Scheele stopped short of laying out any specific steps toward more belt-tightening at Ford. Ford has already said it would cut 10 percent of its work force, or 35,000 jobs, as part of the turnaround effort.

But against a backdrop of mounting competitive pressures, and due perhaps to the protracted time frame before the benefits of the turnaround will be obvious to investors, Scheele said there was a growing sense of impatience among Ford executives.

"Let me just stress one very key message," Scheele told Wall Street analysts. "While pleased with our progress we are not satisfied with the way things stand," he said.

STOCK ADRIFT

Ford had an upbeat surprise for investors earlier this month, when it said it would report a modest third -quarter profit in the instead of the loss it had forecast earlier. Scheele also told reporters the company was beating its target for cutting vehicle production costs this year.

The good news however failed to boost Ford's shares, which are languishing at or below a 10-year low on the New York Stock Exchange. Ford's shares have underperformed those of General Motors Corp. <GM.N> by about 50 percent this year, and few analysts believe they will make a comeback any time soon.

The company's enormous pension liabilities, its high marketing costs such as interest-free loans and fierce competition from rivals at home and abroad form a catalog of reasons to be skeptical about Ford's ability to overcome some of the many challenges it faces,.

The 99-year-old automaker is also saddled with an aging vehicle lineup, and lack of new and attractive mass-market cars and trucks to bolster sales of its core "blue oval" brand.

"They're the weakest from a product standpoint," said Scott Hill, an analyst with Sanford C. Bernstein. "Clearly relative to both their domestic and foreign competitors, they're in the weakest position."

Perhaps most important of all, the Bush administration's advocacy of "regime change" in Iraq is adding to fears of a double-dip U.S. recession. If that occurs, Ford could suffer the most pain among Detroit's automakers given its lack of fresh products.

Scheele himself cited talk about a U.S.-led war on Baghdad when asked by journalists about the state of America's shaky economic recovery last week.

"MASSIVE STRUCTURAL PROBLEMS"

The jury is still out on how soon Ford might move to deepen the cuts outlined in its restructuring plan. Any further cuts could be difficult to implement, given restrictions on plant closures and blue-collar layoffs under Ford's contract with the United Auto Workers union.

But Saul Rubin, an analyst at UBS Warburg, who downgraded Ford from "hold" to "reduce" earlier this month, is among those who would champion further cuts. He has warned of risks to Ford's credit rating resulting from its finance arm, Ford Credit, which is one of the world's largest issuers of corporate debt.
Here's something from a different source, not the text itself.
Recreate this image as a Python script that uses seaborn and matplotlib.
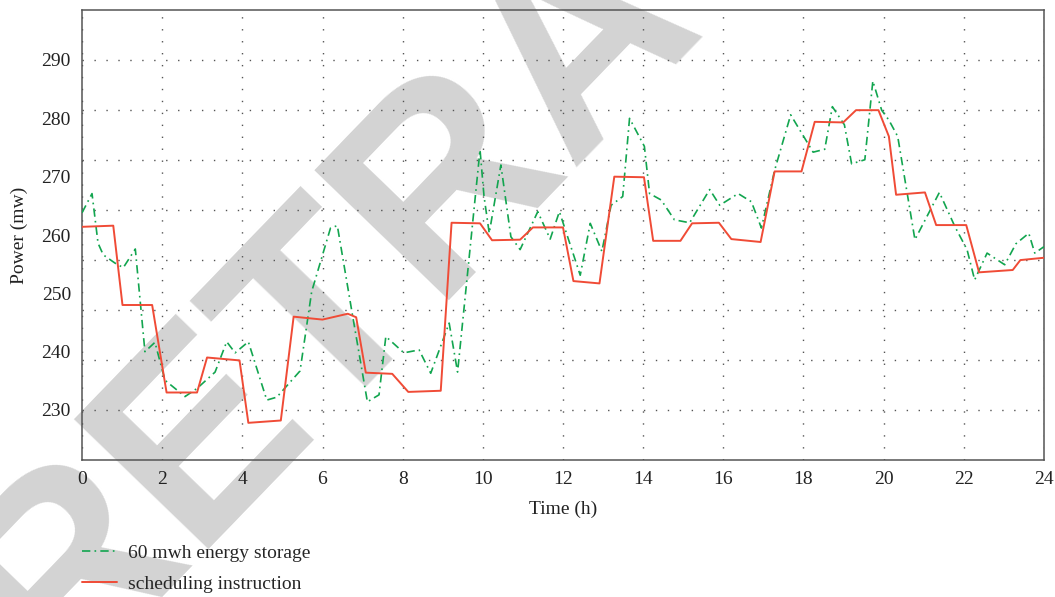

"I think people are beginning to realize that Ford has some quite massive structural problems that they need to deal with.

"At the end of the day my own view is that it's inevitable at some point in the next one to two years, the sooner the better, there will have to be a massive restructuring. I think the restructuring plan they announced early in the year just doesn't go anywhere near far enough, and that's the ultimate problem here," Rubin said.

Scott Sprinzen, the top auto industry credit analyst at Standard & Poor's, said the rating agency has a negative outlook on Ford, whose jealously-guarded investment grade debt rating is now just three notches above junk status.

That outlook "speaks to the potential for a downgrade should the turnaround plan not lead to a significant benefit, such that the company's profitability is restored to a more adequate level," Sprinzen said.